People can’t own cars if they have nowhere to put them. If you make no provision for parking you won’t get “300 car-dependent commuters;” out of necessity, you’ll get 300 non-car-dependent ones instead.
The bottom line is that transit never gets built unless the density justifies it first. That’s just how it works, in terms of winning Federal funding and such. If you refuse to build density on the grounds that there isn’t already transit, you will never get density or transit. NIMBYs understand this, and that’s exactly why they make that bad-faith argument.
Uh transit is not optional unless you want to revert to company towns. And you’re just moving people from private transit dependence to public transit dependence. Think about that for a second. Your asking people to give up their private and personal nearly unrestricted transit access and become wholly dependant on public infrastructure and governing bodies. How many people here trust and support their local governments right now. Especially enough to become trapped to “how far can you walk in 100+ weather”

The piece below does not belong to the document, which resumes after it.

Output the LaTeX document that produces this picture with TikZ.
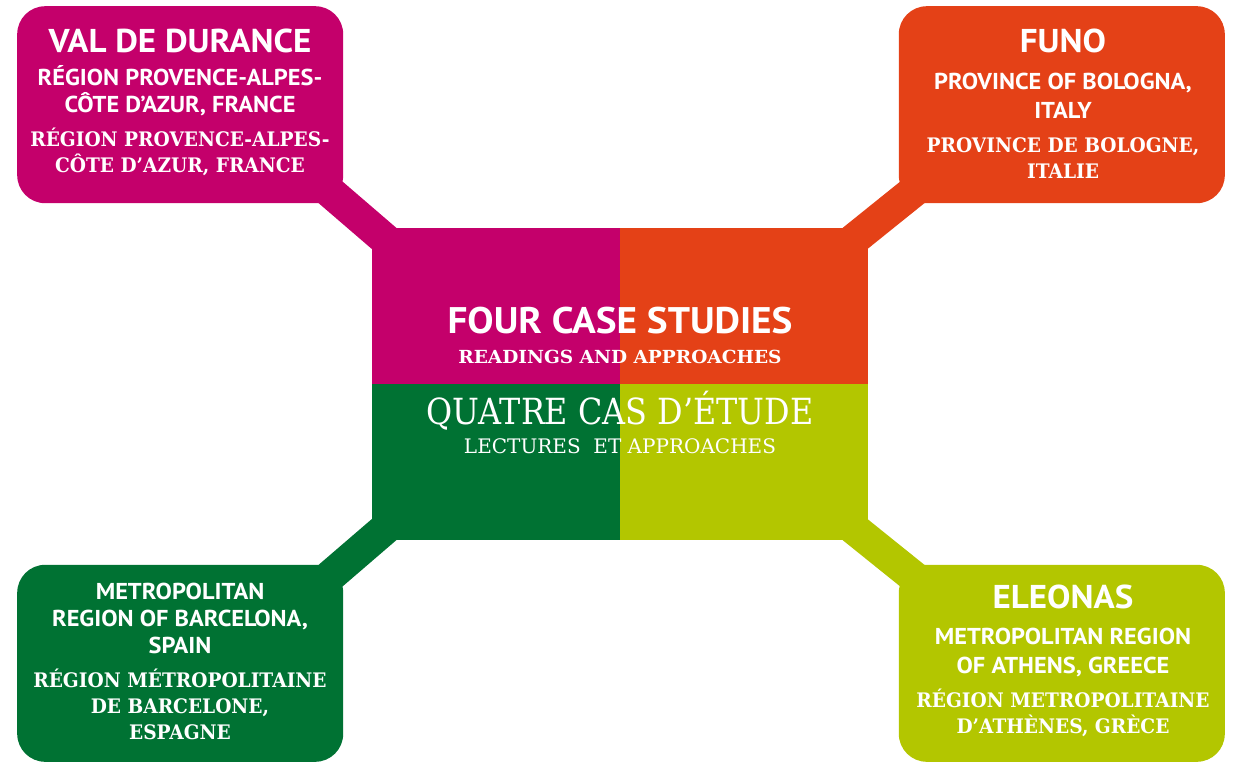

What are you even talking about? If you don’t have public transit in a densely-built area, you can just fucking walk! Or bike, for that matter. Well-designed cities are compact enough that you can get anywhere you need to go even without transit. Transit is just an extra layer on top, so that you can more easily choose to be picky about going to store B across town instead of walking to store A in your neighborhood, but you don’t need to choose store B over store A. (And even then, in a well-designed city even store B is reasonable to get to at least by bike, if not on foot.)
I have absolutely no idea what point you think you’re making about “company towns” and “private transit.”
Streets are public infrastructure. You’re already dependent on it, even if you’re driving a car.
The answer to that question is “plenty far enough, in a well-designed city.” And the “in 100+ weather” part is just strawmanning, BTW – even with global warming, it’s the exception, not the rule.